Here's a fun game. Can you guess which of the following quotations come from actual By Killian press releases?
"I conceived L’Oeuvre Noire with a quasi-Faustian ambience in mind. I wanted to cast a spell, like those that darkened Rimbaud's spirit or conjured the witches in Macbeth. But it also recalls contemporary R&B lyrics like those of 50 Cent, Snoop Dogg or Pharell Williams, all about temptation in the face of urban violence, like Baudelaire before them, as expressed in his prose poetry."
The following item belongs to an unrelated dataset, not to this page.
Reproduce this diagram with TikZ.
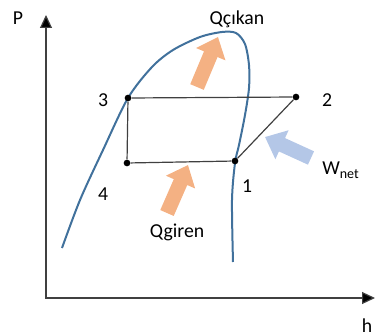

"The black tassel imparts mystery to the fragrance, mystery warding off all sorts of black magic . . . . It's as if the protective shield engraved on the side places the wearer under the protection of a fallen angel. This object is a talisman."
"I am the absolute worst. Please put me down before I write more of this shit."
"The perfume asks the flower:
'who can tell me why I exist?'
Do non loose your heart, dear friend,
in a perfect dawn
you will blend your life
with all the life and at the end
you will know, why you exist."
Hahahahaha! Are they fucking kidding? These are all real quotes, except for the one which obviously isn't a real quote, although it should be. Actually, the last quote isn't from By Killian; it can be found on the equally pretentious
Profumum website (note the oddly repetitive name of the linked url -- if it's luxury, you gotta say it
twice!). Oh wait, my mistake -- that's "Profvmvm;" I shovld have known to vse the correct vowel that signifies skull-crvshing pretentiousness.
Anyhow, this certainly is some overwrought, hilarious garbage. Truly I do feel as though I'm under the protection of a fallen angel (huh??). Please excuse me for a moment while I use a belt sander to remove my face so that I never again have to experience such sweet, sweet, Faustian/Snoop-Doggian brilliance.
So what does this stuff smell like? Let's check out
Back to Black. The press notes say: "A tobacco aroma with sweet undertones of honey. A pure aphrodisiac." I must respectfully disagree. This stuff smells like Baudelaire shitting his pants. It is horrifically sickly-sweet, the cloyingly organic smell of outhouses in the hot sun. A dollop of honey can be great -- see, eg, Chanel's fantastic Beige -- but in this nauseating quantity it evokes sickness and the smell of a mortally ill person rotting from the inside out. This is what you smell when you die.
Luckily for you, a 50ml bottle of this will only set you back $225! That's more than a bottle of Carnal Flower or Vetiver Extraordinaire! This stuff costs
twice as much as the
Hermessences! Since Back to Black seems to be selling, I've begun bottling my vomit; it can be yours for only $310 per 10ml. What a steal!
On the other hand,
Prelude to Love is rather good; it's a cologne with a pleasingly dark note, the top-note sparkle of lemon balanced by solemn iris, a combination I haven't seen before. It's actually quite weighty, more like
Prelude to Serious Pondering than to Love, which sets it apart from the effervescent sparkle of most other colognes. Should you pay $225 for 50ml of it? God, no. But if you find a bottle for less, you could definitely do worse. After all, 50 Cent and the witches in Macbeth have already written odes to the temptation in the face of urban violence evoked by this fragrance.